“Oh, he reads everything he can get hold of—novels, story papers, sea voyages, robber exploits, pirate yarns, and everything to make him discontented with his home, sick of his work, and ready for any sort of crazy adventure.”
But what have you given your boy to read, which has left his mind open for such occupation as this? Let us look over the book shelf. Here are patent office reports, agricultural documents, dissertations on bugs and beetles, pages of statistics concerning corn and swine, “public documents” which the farmer gets because they are given away and cost him nothing; all very important no doubt, but not the most interesting reading for young persons. Then here are political and sectarian newspapers, containing some wheat and not a little chaff, gospel in fine print, and staring advertisements of patent purgative pills, compound cure-alls; exhortations to repentance and remedies for itching piles side by side; and these are not what usually attract the attention of the young and rising generation.
There is many a father who has a good house, fine barn, well-stocked farm, and money at interest, who has not a dozen books in the house worth reading. An intelligent child would read on the average at least twenty ordinary volumes in a year, without interfering with his usual duties. Of course those books should not be the thrilling compounds of love and murder, blood and thunder, which once taken up cannot be laid aside until they are finished, and which people sit up in bed till past midnight to read; nor should they be the average novel, nor the goody goody wishy-washy Sunday school tale, of which you can read a score without gaining a new thought or finding a new fact; but something sensible, instructive, and interesting, which gives the mind matter to think of, and the tongue something to talk about when the hands are employed; which can be taken up and laid down again without sitting up all night to see how it comes out, and which will instruct, encourage, and profit those who read.
Twenty five such well-chosen books purchased every year, and costing perhaps a few shillings each, would keep a family out of mischief, cultivate a taste for good reading and a loathing for trash, and in ten years would give children more help in the line of education than they could obtain for five times the cost in schools, which after all do little more than teach children how to study and read outside; and would give a family such a start in general education, information, and fitness for the duties of life as could never be obtained by mere academic training. Children would thus be taught lessons of wisdom, intelligence, virtue, and purity, and the whole expense of the operation would be less than many a man has gladly paid to get a wayward son or daughter out of some dirty scrape into which they had been led by the wretched trash which they had devoured because their parents provided nothing that was really fit for them to read, as lambs eat laurel leaves when the snows cover up the grass.
It is not enough to say to a child, you should not read this, or you must not read that.
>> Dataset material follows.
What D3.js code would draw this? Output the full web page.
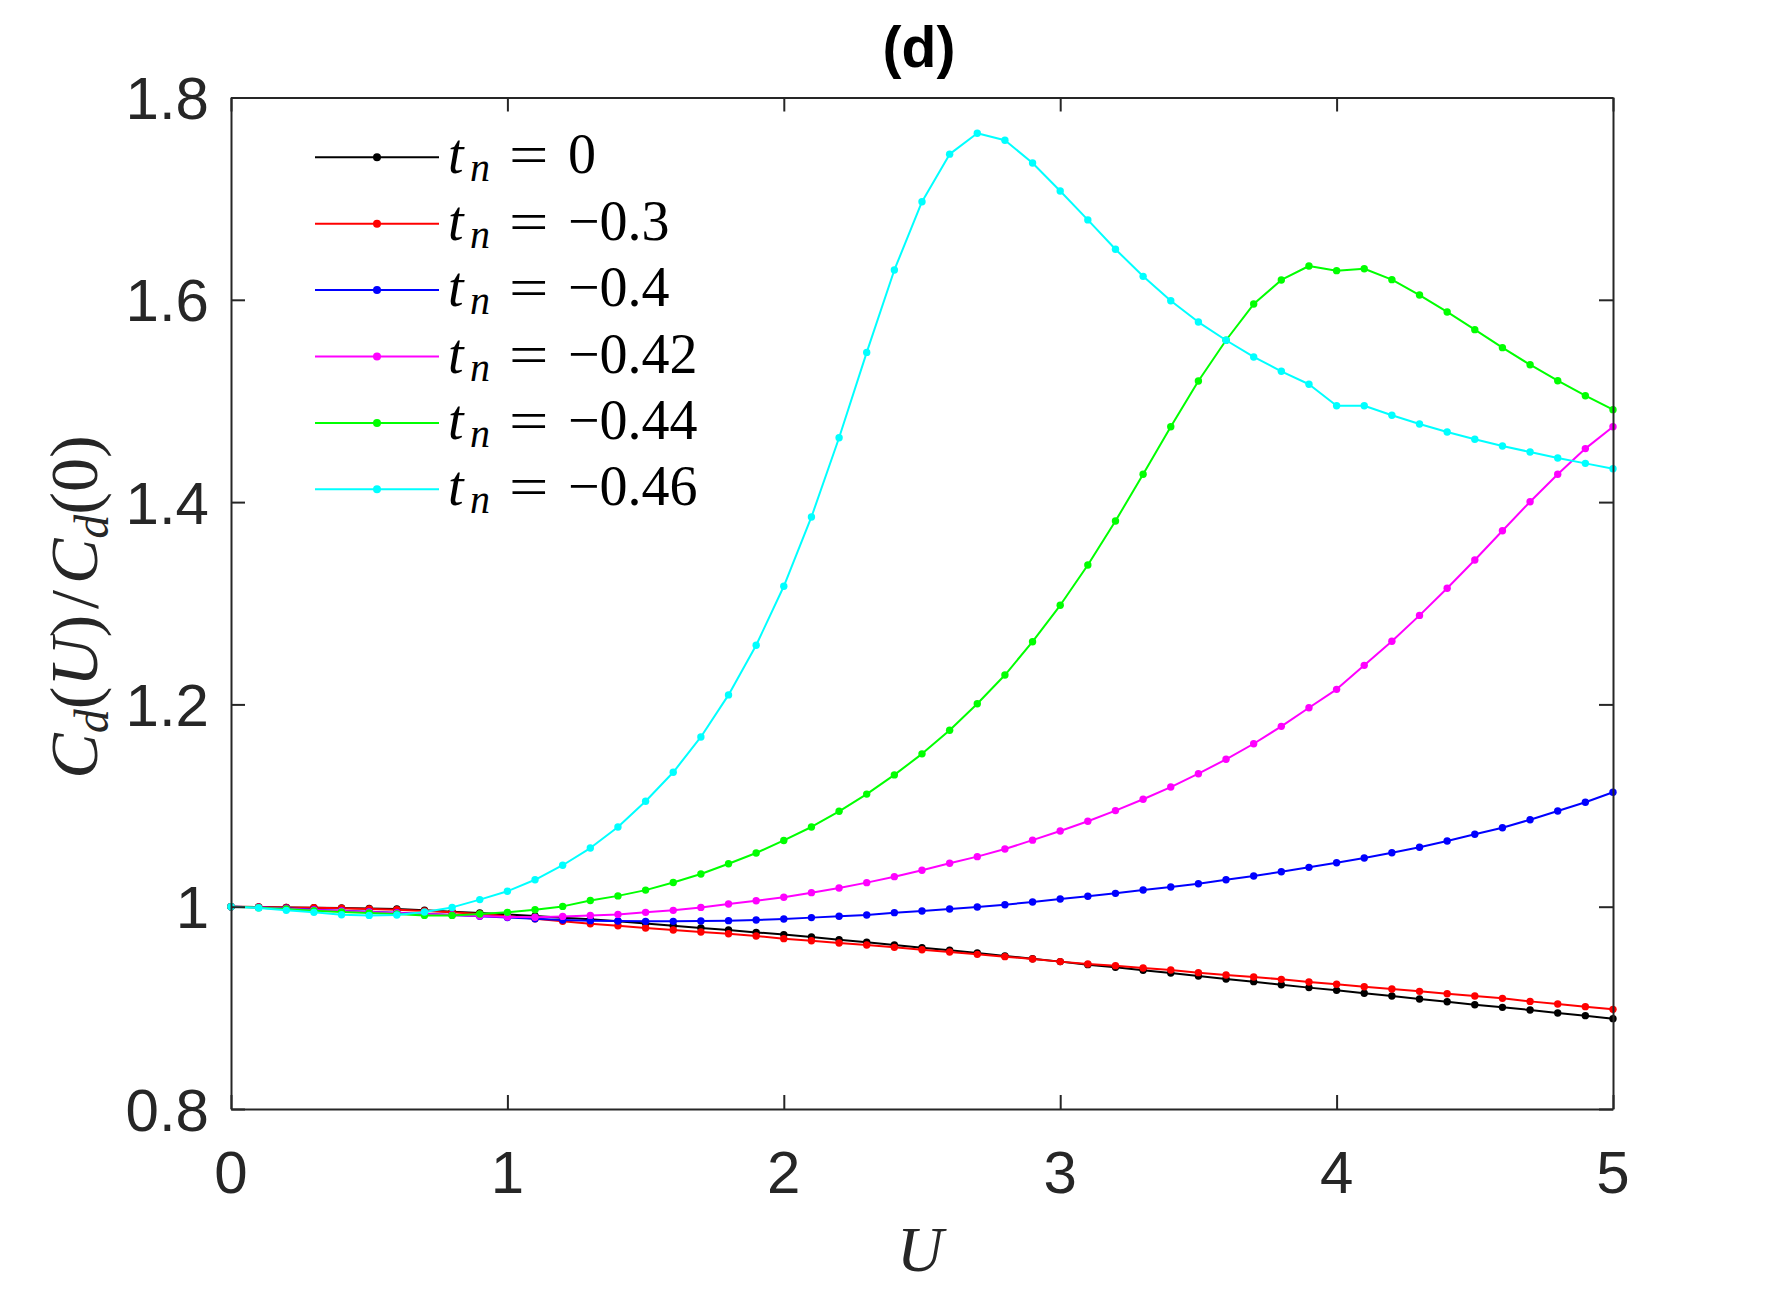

The better way is to surround children with plenty of safe and proper reading, and then a gentle hint will serve to restrain them from the wrong and guide them in the right path.
Books are silent teachers, and there is no other method of instruction so cheap; and it is not easy to find any method more important, or more fruitful of good results. Give your children something to read that is worth reading, and avoid the shame and misery which a child left to himself is sure to bring upon those who have neglected him.
The time occupied in reading a book is worth more than the money spent in buying it. Many a child has wasted years in reading books full of wishy-washy drivel and half-baked fancies, which have left them soft, silly, sappy, and full of romantic nonsense, when a small sum of money invested in good, pure, healthy literature, would have endowed them with knowledge, good principles, solid facts, sound judgment and common sense. Children will read, give them something worth reading; they will learn, give them something worth learning. More books in the library and fewer pigs in the pen, may mean less money and more brains, a smaller stock of dumb beasts and a far better grade of sons and daughters—clear-headed, strong-handed and pure-hearted, ready to serve their God and serve their generation by his will.